On 28 April, Dugommier was victorious at the Battle of Tech, followed by a success at the Battle of Albere on 30 April. He achieved a decisive victory against the Count of La Unión at the Battle of Boulou on 1 May, which led to the recovery of Roussillon. Port-Vendres was evacuated by La Unión (who had under his command 400 French noblemen of the Légion Panetier) in May. Collioure fell on 29 May after a four-week siege, in the course of which Dugommier was wounded. He repelled a Spanish assault on 13 August in the Battle of Sant Llorenç de la Muga, and retook the Fort de Bellegarde on 17 September (the siege had lasted since 7 May). On 22 September, an audacious attack gave Dugommier the redoubt and camp of Coustouges, putting the Spanish army to flight and capturing most of its equipment.

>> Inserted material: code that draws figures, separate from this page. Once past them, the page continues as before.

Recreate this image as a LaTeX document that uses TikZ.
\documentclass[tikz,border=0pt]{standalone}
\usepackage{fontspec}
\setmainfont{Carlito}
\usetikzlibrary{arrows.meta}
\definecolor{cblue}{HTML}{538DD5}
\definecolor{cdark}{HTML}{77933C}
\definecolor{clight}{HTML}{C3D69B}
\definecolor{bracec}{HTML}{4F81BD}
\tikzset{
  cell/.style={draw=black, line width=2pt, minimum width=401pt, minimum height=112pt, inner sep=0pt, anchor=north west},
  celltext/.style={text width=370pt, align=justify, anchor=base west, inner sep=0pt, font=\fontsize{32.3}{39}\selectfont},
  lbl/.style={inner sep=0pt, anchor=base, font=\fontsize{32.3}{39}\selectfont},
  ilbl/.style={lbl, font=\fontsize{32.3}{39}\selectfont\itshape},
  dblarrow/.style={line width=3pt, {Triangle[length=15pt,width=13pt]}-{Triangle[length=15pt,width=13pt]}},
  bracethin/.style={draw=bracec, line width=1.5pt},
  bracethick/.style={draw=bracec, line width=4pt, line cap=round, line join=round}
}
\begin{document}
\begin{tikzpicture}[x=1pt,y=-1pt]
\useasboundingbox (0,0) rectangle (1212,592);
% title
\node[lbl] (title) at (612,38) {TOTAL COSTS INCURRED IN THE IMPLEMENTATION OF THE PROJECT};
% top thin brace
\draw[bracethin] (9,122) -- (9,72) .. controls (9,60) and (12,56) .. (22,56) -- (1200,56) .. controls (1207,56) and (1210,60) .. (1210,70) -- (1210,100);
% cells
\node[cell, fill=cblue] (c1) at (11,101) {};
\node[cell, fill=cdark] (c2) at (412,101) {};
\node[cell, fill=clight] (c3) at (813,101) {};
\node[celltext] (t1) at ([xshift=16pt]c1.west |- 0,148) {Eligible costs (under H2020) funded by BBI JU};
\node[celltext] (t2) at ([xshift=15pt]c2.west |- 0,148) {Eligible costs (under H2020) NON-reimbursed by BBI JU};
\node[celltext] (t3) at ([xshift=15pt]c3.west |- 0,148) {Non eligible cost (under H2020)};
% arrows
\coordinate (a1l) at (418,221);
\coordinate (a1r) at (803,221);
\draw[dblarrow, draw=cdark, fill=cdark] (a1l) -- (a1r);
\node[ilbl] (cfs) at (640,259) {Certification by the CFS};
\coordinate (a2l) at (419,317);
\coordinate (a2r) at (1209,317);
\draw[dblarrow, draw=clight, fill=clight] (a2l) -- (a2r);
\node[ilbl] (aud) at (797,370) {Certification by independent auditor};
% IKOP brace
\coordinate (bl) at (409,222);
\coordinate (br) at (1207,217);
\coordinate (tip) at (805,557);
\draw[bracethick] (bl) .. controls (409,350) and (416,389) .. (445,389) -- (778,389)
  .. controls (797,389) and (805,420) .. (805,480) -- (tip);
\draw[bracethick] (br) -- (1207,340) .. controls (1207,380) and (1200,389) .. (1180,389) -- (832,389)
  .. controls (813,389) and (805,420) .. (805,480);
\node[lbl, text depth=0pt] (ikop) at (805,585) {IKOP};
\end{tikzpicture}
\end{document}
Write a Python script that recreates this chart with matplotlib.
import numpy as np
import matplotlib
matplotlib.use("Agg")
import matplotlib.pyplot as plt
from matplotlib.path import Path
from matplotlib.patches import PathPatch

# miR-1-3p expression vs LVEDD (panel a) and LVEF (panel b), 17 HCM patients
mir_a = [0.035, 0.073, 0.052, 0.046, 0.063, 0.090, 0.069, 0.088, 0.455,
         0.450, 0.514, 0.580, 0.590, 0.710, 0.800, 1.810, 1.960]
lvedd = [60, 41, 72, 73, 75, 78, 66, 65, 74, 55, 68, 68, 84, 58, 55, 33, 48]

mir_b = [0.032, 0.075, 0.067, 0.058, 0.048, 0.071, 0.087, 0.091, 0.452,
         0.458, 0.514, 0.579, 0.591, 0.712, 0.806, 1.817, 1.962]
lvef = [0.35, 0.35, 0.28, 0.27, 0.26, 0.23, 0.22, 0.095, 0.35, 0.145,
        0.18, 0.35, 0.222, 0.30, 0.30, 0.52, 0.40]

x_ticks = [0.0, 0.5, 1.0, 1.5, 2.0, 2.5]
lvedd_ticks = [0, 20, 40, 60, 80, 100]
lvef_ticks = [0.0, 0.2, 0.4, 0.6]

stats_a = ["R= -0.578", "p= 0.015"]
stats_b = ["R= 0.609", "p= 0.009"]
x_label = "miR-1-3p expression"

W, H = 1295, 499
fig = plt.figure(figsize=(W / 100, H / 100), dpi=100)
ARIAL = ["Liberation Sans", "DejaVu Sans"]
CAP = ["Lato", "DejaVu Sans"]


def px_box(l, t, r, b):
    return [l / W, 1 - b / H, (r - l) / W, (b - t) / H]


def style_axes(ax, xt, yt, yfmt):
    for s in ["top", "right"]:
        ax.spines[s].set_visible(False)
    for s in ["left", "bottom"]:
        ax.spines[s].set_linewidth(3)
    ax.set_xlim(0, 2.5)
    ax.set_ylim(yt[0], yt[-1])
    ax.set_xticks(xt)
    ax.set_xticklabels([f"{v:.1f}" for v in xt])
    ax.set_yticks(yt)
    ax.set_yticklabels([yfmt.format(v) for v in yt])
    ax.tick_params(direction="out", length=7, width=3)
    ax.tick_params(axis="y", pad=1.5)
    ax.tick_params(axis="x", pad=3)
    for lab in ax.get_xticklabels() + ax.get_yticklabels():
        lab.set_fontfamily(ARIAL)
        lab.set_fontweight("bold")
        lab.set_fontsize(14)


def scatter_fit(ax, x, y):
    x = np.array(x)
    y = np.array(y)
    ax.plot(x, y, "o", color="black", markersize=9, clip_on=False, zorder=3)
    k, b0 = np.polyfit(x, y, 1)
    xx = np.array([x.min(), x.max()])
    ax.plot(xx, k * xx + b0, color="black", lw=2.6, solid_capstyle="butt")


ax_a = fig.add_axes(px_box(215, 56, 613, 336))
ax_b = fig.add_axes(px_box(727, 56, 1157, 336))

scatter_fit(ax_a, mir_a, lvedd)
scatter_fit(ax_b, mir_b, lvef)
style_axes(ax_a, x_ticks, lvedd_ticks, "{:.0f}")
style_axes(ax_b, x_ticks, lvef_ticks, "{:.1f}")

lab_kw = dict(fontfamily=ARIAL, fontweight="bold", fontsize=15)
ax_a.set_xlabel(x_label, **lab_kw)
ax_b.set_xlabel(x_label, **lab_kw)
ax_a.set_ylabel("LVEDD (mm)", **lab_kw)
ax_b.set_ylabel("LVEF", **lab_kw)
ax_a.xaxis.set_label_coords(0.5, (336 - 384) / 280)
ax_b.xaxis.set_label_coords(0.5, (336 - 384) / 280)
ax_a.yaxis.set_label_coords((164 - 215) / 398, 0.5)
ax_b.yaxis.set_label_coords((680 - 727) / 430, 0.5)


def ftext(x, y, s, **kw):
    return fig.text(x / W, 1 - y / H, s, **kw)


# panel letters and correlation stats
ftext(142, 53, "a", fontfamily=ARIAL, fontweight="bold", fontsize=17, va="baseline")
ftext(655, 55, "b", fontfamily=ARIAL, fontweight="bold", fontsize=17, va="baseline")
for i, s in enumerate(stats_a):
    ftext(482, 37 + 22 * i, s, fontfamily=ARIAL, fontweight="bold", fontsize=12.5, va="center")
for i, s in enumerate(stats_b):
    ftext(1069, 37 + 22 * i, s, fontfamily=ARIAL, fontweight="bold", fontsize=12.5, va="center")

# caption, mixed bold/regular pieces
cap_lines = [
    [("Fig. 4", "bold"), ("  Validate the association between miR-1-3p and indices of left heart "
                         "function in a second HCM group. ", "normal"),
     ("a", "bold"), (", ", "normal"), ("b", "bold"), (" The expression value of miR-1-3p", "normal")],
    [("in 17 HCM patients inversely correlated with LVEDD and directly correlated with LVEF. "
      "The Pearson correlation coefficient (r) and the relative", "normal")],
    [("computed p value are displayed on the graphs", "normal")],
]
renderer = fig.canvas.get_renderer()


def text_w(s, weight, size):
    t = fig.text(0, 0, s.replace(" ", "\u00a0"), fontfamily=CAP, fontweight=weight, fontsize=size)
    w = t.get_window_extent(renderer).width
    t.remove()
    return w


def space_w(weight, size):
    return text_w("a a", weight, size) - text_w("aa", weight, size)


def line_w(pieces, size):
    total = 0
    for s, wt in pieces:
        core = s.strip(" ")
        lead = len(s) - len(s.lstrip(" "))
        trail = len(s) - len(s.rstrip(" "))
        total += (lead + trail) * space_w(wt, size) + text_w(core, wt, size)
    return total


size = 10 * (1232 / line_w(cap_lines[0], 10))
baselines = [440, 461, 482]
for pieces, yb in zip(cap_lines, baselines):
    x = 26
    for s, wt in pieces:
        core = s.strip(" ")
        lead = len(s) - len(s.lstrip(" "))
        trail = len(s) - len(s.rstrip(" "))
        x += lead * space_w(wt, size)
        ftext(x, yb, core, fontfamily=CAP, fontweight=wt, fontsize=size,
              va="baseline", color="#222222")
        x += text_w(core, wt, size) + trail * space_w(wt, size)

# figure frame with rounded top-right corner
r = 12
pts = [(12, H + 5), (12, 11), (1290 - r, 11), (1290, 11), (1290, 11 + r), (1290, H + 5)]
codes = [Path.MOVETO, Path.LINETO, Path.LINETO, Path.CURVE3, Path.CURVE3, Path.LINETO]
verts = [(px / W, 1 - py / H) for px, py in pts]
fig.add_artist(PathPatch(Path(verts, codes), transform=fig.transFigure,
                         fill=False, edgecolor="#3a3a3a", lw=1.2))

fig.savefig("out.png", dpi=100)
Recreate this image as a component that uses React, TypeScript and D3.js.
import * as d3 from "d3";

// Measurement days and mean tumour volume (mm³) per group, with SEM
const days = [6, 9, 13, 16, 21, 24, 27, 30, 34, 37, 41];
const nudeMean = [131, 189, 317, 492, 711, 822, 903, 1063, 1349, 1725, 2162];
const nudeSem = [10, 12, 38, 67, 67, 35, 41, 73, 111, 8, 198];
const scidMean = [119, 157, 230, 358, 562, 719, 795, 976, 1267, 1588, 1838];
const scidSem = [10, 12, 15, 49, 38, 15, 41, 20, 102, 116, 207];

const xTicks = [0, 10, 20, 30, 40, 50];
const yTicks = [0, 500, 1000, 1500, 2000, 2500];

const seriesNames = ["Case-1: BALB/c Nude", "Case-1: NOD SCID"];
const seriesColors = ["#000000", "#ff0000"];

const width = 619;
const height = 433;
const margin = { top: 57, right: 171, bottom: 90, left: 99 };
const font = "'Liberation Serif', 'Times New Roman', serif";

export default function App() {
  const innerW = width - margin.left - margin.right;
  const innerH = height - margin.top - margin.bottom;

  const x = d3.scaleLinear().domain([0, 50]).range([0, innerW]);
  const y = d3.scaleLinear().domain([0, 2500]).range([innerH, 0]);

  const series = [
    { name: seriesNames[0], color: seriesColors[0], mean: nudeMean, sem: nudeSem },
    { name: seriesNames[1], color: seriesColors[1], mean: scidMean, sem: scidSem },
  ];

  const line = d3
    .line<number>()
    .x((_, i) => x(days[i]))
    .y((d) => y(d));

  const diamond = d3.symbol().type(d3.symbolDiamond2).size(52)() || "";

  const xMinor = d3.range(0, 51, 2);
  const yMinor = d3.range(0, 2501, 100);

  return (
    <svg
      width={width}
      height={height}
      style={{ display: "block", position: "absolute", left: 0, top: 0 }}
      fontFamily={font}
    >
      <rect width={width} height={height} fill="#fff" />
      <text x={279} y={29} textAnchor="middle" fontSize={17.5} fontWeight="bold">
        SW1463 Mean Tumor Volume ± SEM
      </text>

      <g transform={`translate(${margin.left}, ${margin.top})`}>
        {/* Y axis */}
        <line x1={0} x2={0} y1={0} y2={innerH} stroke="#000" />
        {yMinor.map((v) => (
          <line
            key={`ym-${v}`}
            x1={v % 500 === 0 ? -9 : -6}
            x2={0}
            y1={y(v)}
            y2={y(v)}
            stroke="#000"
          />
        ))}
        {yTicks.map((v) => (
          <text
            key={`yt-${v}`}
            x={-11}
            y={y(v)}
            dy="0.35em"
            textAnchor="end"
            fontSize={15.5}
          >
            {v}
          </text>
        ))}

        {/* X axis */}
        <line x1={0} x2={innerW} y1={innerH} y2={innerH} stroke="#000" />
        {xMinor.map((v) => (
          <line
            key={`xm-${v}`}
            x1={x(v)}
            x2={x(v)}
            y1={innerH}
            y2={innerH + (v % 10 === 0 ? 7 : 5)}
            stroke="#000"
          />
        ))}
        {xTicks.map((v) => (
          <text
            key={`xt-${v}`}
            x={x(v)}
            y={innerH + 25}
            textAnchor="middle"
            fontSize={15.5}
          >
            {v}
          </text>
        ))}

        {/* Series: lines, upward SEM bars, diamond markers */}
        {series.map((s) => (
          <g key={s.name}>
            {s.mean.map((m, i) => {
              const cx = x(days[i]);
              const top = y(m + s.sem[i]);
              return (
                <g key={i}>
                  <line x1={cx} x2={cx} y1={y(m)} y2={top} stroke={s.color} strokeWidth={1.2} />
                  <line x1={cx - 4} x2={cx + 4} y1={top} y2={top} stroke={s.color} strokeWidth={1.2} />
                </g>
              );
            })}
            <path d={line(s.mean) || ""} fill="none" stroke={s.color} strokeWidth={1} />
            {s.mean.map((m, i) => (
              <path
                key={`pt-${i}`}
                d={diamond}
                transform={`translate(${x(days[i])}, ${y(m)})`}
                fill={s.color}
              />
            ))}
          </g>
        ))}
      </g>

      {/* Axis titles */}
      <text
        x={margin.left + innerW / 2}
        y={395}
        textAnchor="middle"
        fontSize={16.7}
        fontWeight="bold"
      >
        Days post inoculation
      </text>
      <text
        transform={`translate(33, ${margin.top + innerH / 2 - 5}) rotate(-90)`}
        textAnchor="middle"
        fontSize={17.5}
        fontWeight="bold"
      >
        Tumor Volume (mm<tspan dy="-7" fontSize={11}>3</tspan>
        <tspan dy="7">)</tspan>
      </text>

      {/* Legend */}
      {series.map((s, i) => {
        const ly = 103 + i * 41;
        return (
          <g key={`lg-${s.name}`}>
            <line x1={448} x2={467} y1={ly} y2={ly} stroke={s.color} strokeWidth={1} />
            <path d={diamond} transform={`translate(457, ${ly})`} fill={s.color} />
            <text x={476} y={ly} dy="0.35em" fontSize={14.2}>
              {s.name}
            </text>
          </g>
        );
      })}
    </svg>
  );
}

Dugommier was killed by a Spanish artillery shell on 18 November at the Battle of the Black Mountain. His successor in command, General Dominique-Catherine Pérignon, ended the battle with a French victory on 20 November. Dugommier was buried under a liberty tree in the Fort de Bellegarde on 19 November, and later reburied in Perpignan, where he rests in a pyramidal monument. On 25 November, the National Convention ordered his name to be engraved on a column of the Panthéon in Paris. Napoleon kept his souvenir, bestowing 100,000 Francs to his son for the memory of the Siege of Toulon.

==Legacy==

- His name is inscribed in the Panthéon.
- The Boulevard Dugommier in Marseille is named in his honour.